The concept of wildlife and forest conservation is a subject that has not gone untouched by Bollywood. Haathi Mere Saathi aka Kaadan in Tamil and Aranya in Telugu attempts to play on similar lines. While the plot and the characters try to bring out the emotion of empathy towards the elephants and the jungle, it's the shabby execution of this one that acts as a bummer.
What's Yay: The cinematography by AR Ashok Kumar and the action sequences
What's Nay: Shoddy screenplay, chaotic subplots and non-convincing character development
The plot of Haathi Mere Saathi revolves around Bandev (Rana Daggubati)'s quest to protect and restore the rights of the elephants in the forest wherein a crucial part of their land is usurped by a government minister for a housing project. On the other hand, a gang of alleged Maoists led by Arvi (Zoya Hussain) are fighting for their rights from the government. A Mahaut (Pulkit Samrat) is initially hired by the housing project officials to drive the protesting elephants away from the site but a personal mishap gives him a much-needed introspection. Then there is a journalist Arundhati (Shriya Pilgaonkar) who's dedicated to only cater to the truth and stay true to her work.
Director Prabhu Soloman has tried to weave out a compelling message on the lines of elephant and wildlife conservation but the direction and screenplay of this one become one huge convoluted mess. There are several sub-plots like the plotting of the Maoists to infiltrate the wall made by the housing project officials or the love story between Pulkit and Zoya's character that does not have a significant build-up or does not take the plot convincingly ahead. Rather than focusing on Bandev's fight for the justice of the elephants, the plot deviates from the main story and threatens to become a snooze fest.
Be it a corrupt police officer's fake encounter of innocent villagers or the bizarre chain of events that include Pulkit's character randomly falling in love with a stranger, one finds it difficult to connect with the plotline or the underdeveloped characters. One struggles to also understand the God-like features of Rana Daggubati's Bandev. It should've been established how he developed a superhuman animal-like strength or characteristics as the entire thing looks caricaturish in some scenes. These irrelevant factors increase the pace of the movie laboriously.

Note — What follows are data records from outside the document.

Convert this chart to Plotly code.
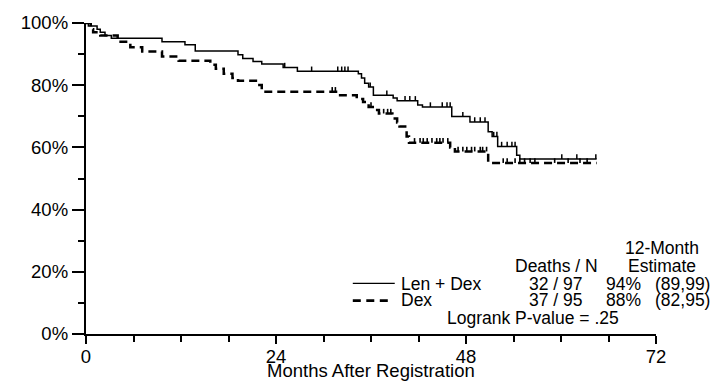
import numpy as np
import plotly.graph_objects as go

# ---------------- data ----------------
len_dex_times = [0.3, 1.4, 1.8, 2.4, 3.2, 9.6, 12.5, 13.8, 19.2, 19.8, 21.1, 22.2, 24.9, 26.7,
                 34.4, 34.8, 35.2, 35.7, 36.3, 38.8, 39.3, 41.9, 42.5, 46.2, 48.5, 50.8, 51.3,
                 52.0, 54.4, 54.8]
len_dex_surv = [99.0, 98.0, 97.0, 96.0, 95.1, 94.0, 93.0, 91.0, 89.8, 88.6, 87.6, 86.8, 85.7, 84.5,
                83.7, 82.3, 80.6, 79.4, 76.8, 75.9, 75.0, 73.6, 73.0, 69.9, 68.2, 65.0, 63.5,
                60.3, 57.5, 56.3]
len_dex_censor = [25.1, 28.5, 31.8, 32.3, 32.7, 33.1, 35.9, 38.0, 40.3, 40.9, 41.6, 43.5, 45.0,
                  45.6, 46.0, 47.6, 49.1, 49.8, 50.4, 51.5, 51.9, 52.5, 53.2, 53.8, 54.2, 60.1,
                  62.0, 64.4]
len_dex_end = 64.5

dex_times = [0.6, 0.9, 1.8, 4.0, 5.6, 7.1, 9.6, 11.7, 15.7, 16.4, 17.4, 18.5, 19.2, 21.7, 22.2,
             31.8, 34.2, 35.0, 35.7, 36.4, 37.0, 38.7, 39.3, 39.6, 40.5, 40.8, 46.0, 46.6, 50.8]
dex_surv = [98.0, 97.0, 96.0, 94.0, 92.2, 90.8, 89.2, 87.9, 86.6, 85.3, 83.7, 82.3, 81.4, 80.1, 77.9,
            76.8, 75.6, 74.6, 73.0, 72.0, 70.9, 69.3, 68.0, 66.7, 63.5, 61.5, 60.0, 58.7, 55.0]
dex_censor = [31.1, 31.5, 36.0, 37.6, 38.1, 38.5, 41.5, 42.2, 42.6, 43.1, 43.7, 44.3, 44.7, 45.1,
              45.7, 47.0, 47.6, 48.1, 48.7, 49.1, 49.8, 50.1, 50.6, 52.7, 53.2, 54.2, 54.8, 55.4,
              56.1, 56.7, 59.2, 60.9, 62.4, 63.3]
dex_end = 64.5

x_tick_vals = [0, 24, 48, 72]
y_tick_vals = [0, 20, 40, 60, 80, 100]
y_tick_text = ["0%", "20%", "40%", "60%", "80%", "100%"]

arms = ["Len + Dex", "Dex"]
deaths_n = ["32 / 97", "37 / 95"]
est_12m = ["94%", "88%"]
est_ci = ["(89,99)", "(82,95)"]
p_text = "Logrank P-value = .25"

FONT = "Liberation Sans, Arial, sans-serif"
TICK_H = 1.5  # censor tick height in %
X_MAX = 72.0


def step_xy(times, surv, end):
    return [0] + list(times) + [end], [100] + list(surv) + [surv[-1]]


def censor_xy(times, surv, cens):
    t = np.asarray(times)
    xs, ys = [], []
    for c in cens:
        i = np.searchsorted(t, c, side="right") - 1
        s = 100.0 if i < 0 else surv[i]
        xs += [c, c, None]
        ys += [s, s + TICK_H, None]
    return xs, ys


fig = go.Figure()

x1, y1 = step_xy(len_dex_times, len_dex_surv, len_dex_end)
fig.add_trace(go.Scatter(x=x1, y=y1, mode="lines", line=dict(color="black", width=1.5, shape="hv"),
                         cliponaxis=False, hoverinfo="skip"))
cx, cy = censor_xy(len_dex_times, len_dex_surv, len_dex_censor)
fig.add_trace(go.Scatter(x=cx, y=cy, mode="lines", line=dict(color="black", width=1.5),
                         cliponaxis=False, hoverinfo="skip"))

x2, y2 = step_xy(dex_times, dex_surv, dex_end)
fig.add_trace(go.Scatter(x=x2, y=y2, mode="lines",
                         line=dict(color="black", width=2.5, shape="hv", dash="8px,5px"),
                         cliponaxis=False, hoverinfo="skip"))
cx, cy = censor_xy(dex_times, dex_surv, dex_censor)
fig.add_trace(go.Scatter(x=cx, y=cy, mode="lines", line=dict(color="black", width=1.6),
                         cliponaxis=False, hoverinfo="skip"))

axis_common = dict(showline=True, linecolor="black", linewidth=2.4, showgrid=False, zeroline=False,
                   ticks="outside", tickcolor="black", tickwidth=2.4,
                   tickfont=dict(family=FONT, size=18.5, color="black"))

fig.update_xaxes(range=[0, X_MAX], tickvals=x_tick_vals, ticklen=8, ticklabelstandoff=-3,
                 minor=dict(dtick=6, tick0=0, ticklen=6, tickwidth=2.4, tickcolor="black",
                            ticks="outside", showgrid=False),
                 **axis_common)
fig.update_yaxes(range=[0, 100], tickvals=y_tick_vals, ticktext=y_tick_text, ticklen=12,
                 minor=dict(dtick=10, tick0=0, ticklen=6, tickwidth=2.4, tickcolor="black",
                            ticks="outside", showgrid=False),
                 **axis_common)

LF = dict(family=FONT, size=17.5, color="black")


def note(xm, y, text, anchor):
    # xm in months; placed via paper x so texts beyond the axis end stay visible
    return dict(x=xm / X_MAX, y=y, xref="paper", yref="y", text=text, showarrow=False,
                xanchor=anchor, yanchor="middle", font=LF)


ann = [dict(x=36, y=-0.118, xref="x", yref="paper", text="Months After Registration",
            showarrow=False, xanchor="center", yanchor="middle",
            font=dict(family=FONT, size=18.5, color="black"))]
ann.append(note(72.75, 27.5, "12-Month", "center"))
ann.append(note(72.75, 21.9, "Estimate", "center"))
ann.append(note(59.4, 21.9, "Deaths / N", "center"))
rows_y = [16.0, 10.8]
for i in range(2):
    ann.append(note(39.5, rows_y[i], arms[i], "left"))
    ann.append(note(59.4, rows_y[i], deaths_n[i], "center"))
    ann.append(note(70.36, rows_y[i], est_12m[i], "right"))
    ann.append(note(79.07, rows_y[i], est_ci[i], "right"))
ann.append(note(56.5, 5.2, p_text, "center"))

shapes = [
    dict(type="line", xref="x", yref="y", x0=33.7, x1=39.0, y0=16.3, y1=16.3,
         line=dict(color="black", width=1.2)),
    dict(type="line", xref="x", yref="y", x0=33.7, x1=38.4, y0=10.7, y1=10.7,
         line=dict(color="black", width=2.7, dash="8px,5.5px")),
]

fig.update_layout(width=715, height=382, margin=dict(l=86, r=59, t=20, b=48),
                  paper_bgcolor="white", plot_bgcolor="white", showlegend=False,
                  annotations=ann, shapes=shapes, font=dict(family=FONT, color="black"))

fig.write_html("out.html", config={"displayModeBar": False},
               post_script="document.body.style.margin='0';document.body.style.overflow='hidden';")
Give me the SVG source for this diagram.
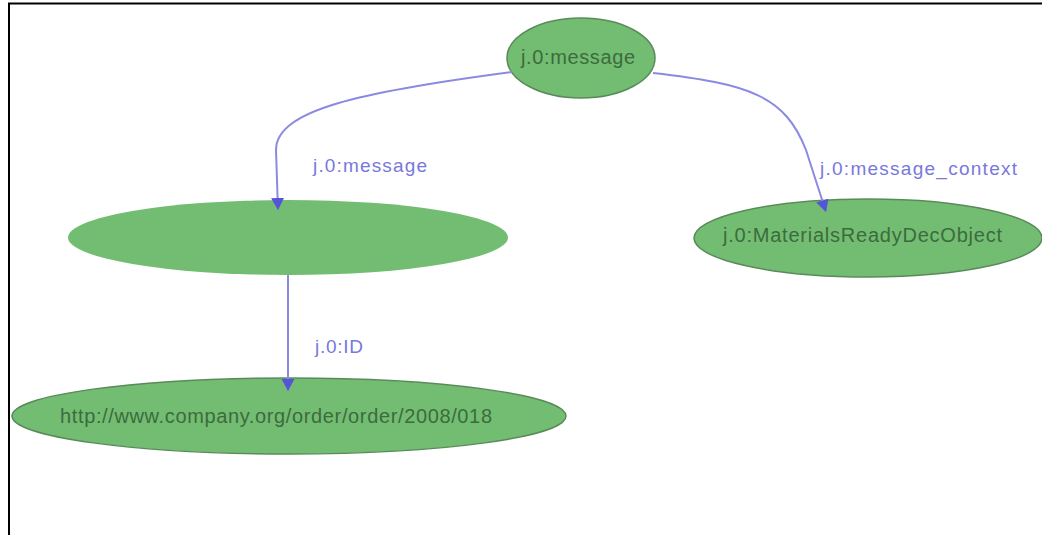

Rana Daggubati is the main guiding anchor of this one. He is at his fiery best and is simply a visual delight as Bandev. The actor never fails to break the sync of his character's raw and rough persona be it through his walk or his mannerisms. Even though his character possesses some caricaturish traits on some occasions but his convincing act makes up for it. Pulkit Samrat tries to do justice to his character but some of his scenes appear overly melodramatic and loud. One of his high points in the movie is when he grieves the loss of his elephant Chotu.
Zoya Hussain and Shriya Pilgaonkar are convincing in their acts but do not have much room to perform. Anant Mahadevan as the main antagonist could have been utilised more. A shoutout to the best cast members of the film- the elephants.
The highlight of Haathi Mere Saathi has to be the captivating cinematography by A R Ashok Kumar. The dense, riveting and blissful aura of the forests of Chhatisgarh and their wildlife is beautifully showcased. The action sequences of the film have been well choreographed. However, the movie lacks polished editing that adds to the weary pace.
The music by Shantanu Moitra acts as a catchy background score. However, the soundtracks could have created a greater impact. The song 'Ae Hawa' by Javed Ali stands out.
Watch this one for the honest message of wildlife and environment conservation. Another reason is inevitably Rana Daggubati's larger than life act. We give Haathi Mere Saathi 2.5 out of 5 stars.